When asked to comment Ms Cass emailed: “I rang the NT Government switchboard yesterday as I was concerned I still hadn’t received a confirmation email for my submission to the Fracking Inquiry Terms of Reference which I had submitted a week earlier, nor had the rest of my family.
“The switchboard put me through to the Department of the Chief Minister’s IT guy, Andrew. He was unaware of any issues until I rang.
“We discovered that the website was ‘not capturing submissions’ due to a ‘technical issue’ as an ‘older version of the form’ hadn’t been sending the submissions through.
“He couldn’t answer my questions about the NT Government notifying the public or extending the submission deadline and he put me through to Claire Sprunt.
“She told me yesterday that the ‘tech team’ were looking into it and that an ‘automated response was now activated’ to confirm receipt of submissions.
“I asked her if they would be notifying the public and extending the submission deadline to enable people to resubmit their comments on the Terms of Reference.

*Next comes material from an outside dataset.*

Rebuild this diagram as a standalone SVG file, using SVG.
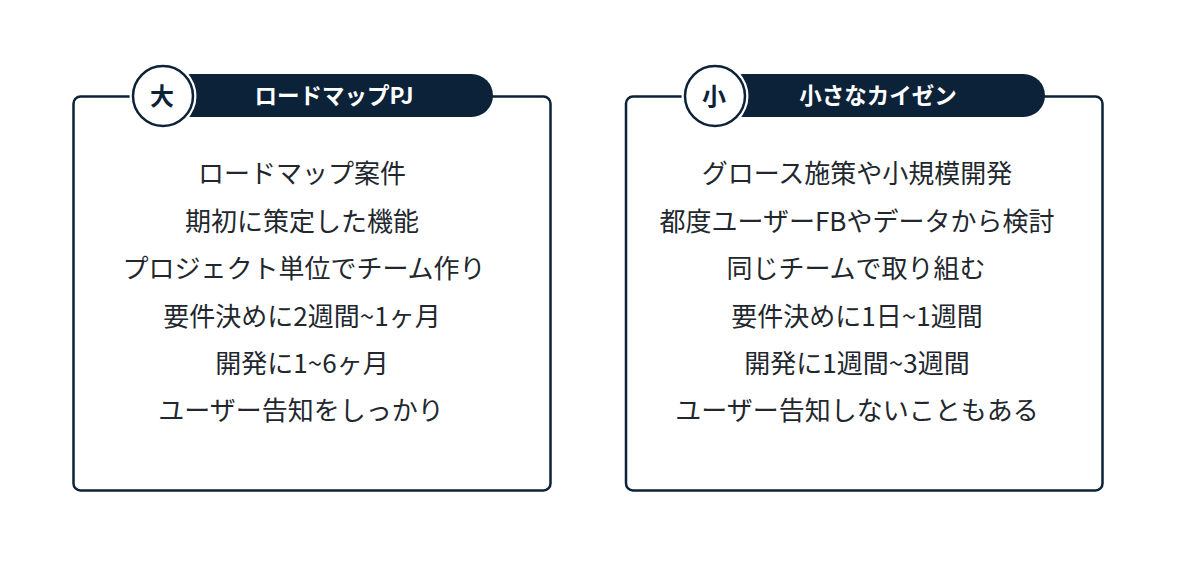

She said she would need to ask ‘someone higher up’.
“I rang Claire back this morning. She said they will not be notifying the public or extending the deadline as there is no need.
“I explained (again) that as all five submissions from my family through the government website over the past week hadn’t been received, there could be potentially hundreds of submissions missing, with the submitters oblivious to the fact that their comments have not been received.
“The public have a right to know that their comments haven’t been received and they need to be informed to resubmit  – by 5pm today.
“We can’t have a fair, open and transparent inquiry if potentially hundreds of Territorians’ comments on the Fracking Inquiry Terms of Reference have been lost and dismissed as unimportant.”
UPDATE 4:45pm
Statement from a spokeswoman of Resources Minister Ken Vowles:
“There have not been any IT troubles preventing submissions from being entered.
“Submissions close tonight (Thursday, October 13) at midnight.”
UPDATE October 16:
p2201-Lauren-MossA media release entitled “huge response to open and transparent fracking consultation” was issued on behalf of Lauren Moss (pictured), Minister for Environment and Natural Resources, on October 14.
It makes no reference to the issues raised by Pauline Cass and Charmaine Roth in this report.
It says, in part: “The NT Government has received 364 submissions for the Draft Terms of Reference for the inquiry into hydraulic fracturing of onshore unconventional gas reservoirs. Public submissions closed yesterday after being open for a four week period.”

UPDATE October 20
No information about the survey will be released, according to a spokesman for Environment Minister Lauren Moss.
This includes the full text, the text minus the name or whether the person making the submission is for or against fracking.
The spokesman says a survey before the submission period, which ended on October 13, had revealed a consensus of submitters that they did not wish their comments to be made public in any form.


  1. rule 1 : the government is always right.
    rule 2 : public servants are always right.
    rule 3 : in the event the government or public service is wrong then see rules 1 and 2.
    rule 4 : if rules 1, 2 and 3 clash with reality then it is the public’s fault.

  2. I also rang the IT technician in Darwin after I became aware there might be a problem with submitting responses to the fracking inquiry.
    I had not received an acknowledgment after hitting submit.
    The IT tec confirmed my submission had not made it through.
    I mentioned two other names, and he could not locate those either and seemed quite concerned. He suggested that people could email submissions in, but the address was not in the submission page that had been announced to use in a Labor media release.
    He rang back a little while later and said they had hopefully fixed the problem and had also had added the email address in for people.
    I posted on Facebook about the issue to urge people to resubmit if they didn’t receive an acknowledgement.
    I have had about ten people approach me and say that they had the same problem.
    Potentially there could be hundreds of people whose submissions failed to be captured by the NTG website.
    I believe it is only fair that NTG advertise the fact and give an extension for submissions to be made.

  3. And once again, immediately after an election many voters experience an emotional outrage similar to that experienced by a person who has purchased a new gadget which quickly proves to work nothing like the advertising promises said it would.
    Nice one, Gunner and Co. How quickly your feet have turned to clay.